Setup and Configuration for Recovery Appliance

You must complete the following general tasks:

Task 1: Create Cloud Control user accounts

As explained in "Separation of Duties in Recovery Appliance Administration", a Recovery Appliance environment may require multiple administrative accounts. In this step, create the Cloud Control user accounts necessary for your environment.

Note:

These are application-level user accounts, not database user accounts.

See Also:

Cloud Control help to learn how to create Enterprise Manager user accounts

Task 2: Create a protection policy for each database tier

For each tier of protected databases, create a separate protection policy. "Basic Tasks for Managing Protection Policies" describes these tasks.

  1. Optionally, if your Recovery Appliance has access to a backup polling location, then create a backup polling policy.

    Note:

    If you are using Cloud Control, then this step is included in the protection policy configuration. When using DBMS_RA, you must run a separate procedure (CREATE_POLLING_POLICY).

    "Creating a Backup Polling Policy (Command-Line Only)" describes this task.

  2. Create a protection policy for a specific database tier.

    "Creating a Protection Policy" describes this task.

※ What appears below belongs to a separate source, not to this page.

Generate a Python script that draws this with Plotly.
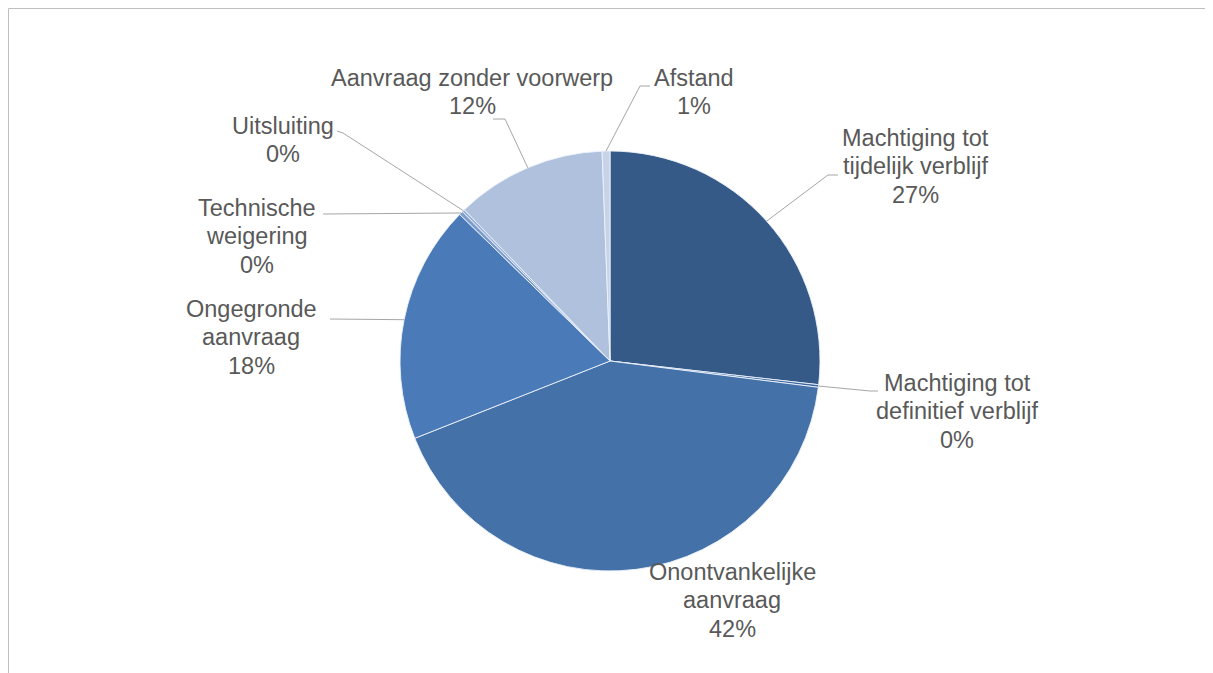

Task 3: Configure access on Recovery Appliance for protected databases

Create a virtual private catalog owner in the Recovery Appliance metadata database, add protected database metadata, and grant the catalog owner access to protected databases. Perform all of these steps on the Recovery Appliance, as explained in "Basic Tasks for Configuring Protected Database Access".

Task 4: Configure protected databases (for DBAs)

Protected database administrators perform this task, which does not involve running DBMS_RA procedures on Recovery Appliance. Client-side configuration includes the following subtasks:

  1. Configuring backup and recovery settings, including real-time redo transport

  2. Enabling access to the Recovery Appliance, which involves installing the Recovery Appliance Backup Module and authenticating the Recovery Appliance user account

  3. Testing backup and restore operations

See Zero Data Loss Recovery Appliance Protected Database Configuration Guide to learn how to configure protected databases.

Task 5: Migrate legacy backups to Recovery Appliance (for DBAs)

DBAs for protected databases perform this task, which does not involve running DBMS_RA procedures on Recovery Appliance. Migration includes importing legacy recovery catalogs into the Recovery Appliance catalog, and enabling the Recovery Appliance to access physical backups on disk or tape.

See Zero Data Loss Recovery Appliance Protected Database Configuration Guide to learn how to migrate legacy backups.

Task 6: Create copy-to-tape schedules to meet recovery requirements

If you employ tape devices in your environment, then you must create SBT attribute sets, schedule tape jobs, monitor tape backup status, and so on. You perform all of these steps on the Recovery Appliance, as explained in "Basic Tasks for Copying Backups to Tape with Recovery Appliance".

Task 7: Configure Recovery Appliance replication

This task involves configuring both the upstream Recovery Appliance and the downstream Recovery Appliance, and performing some steps on the protected database hosts.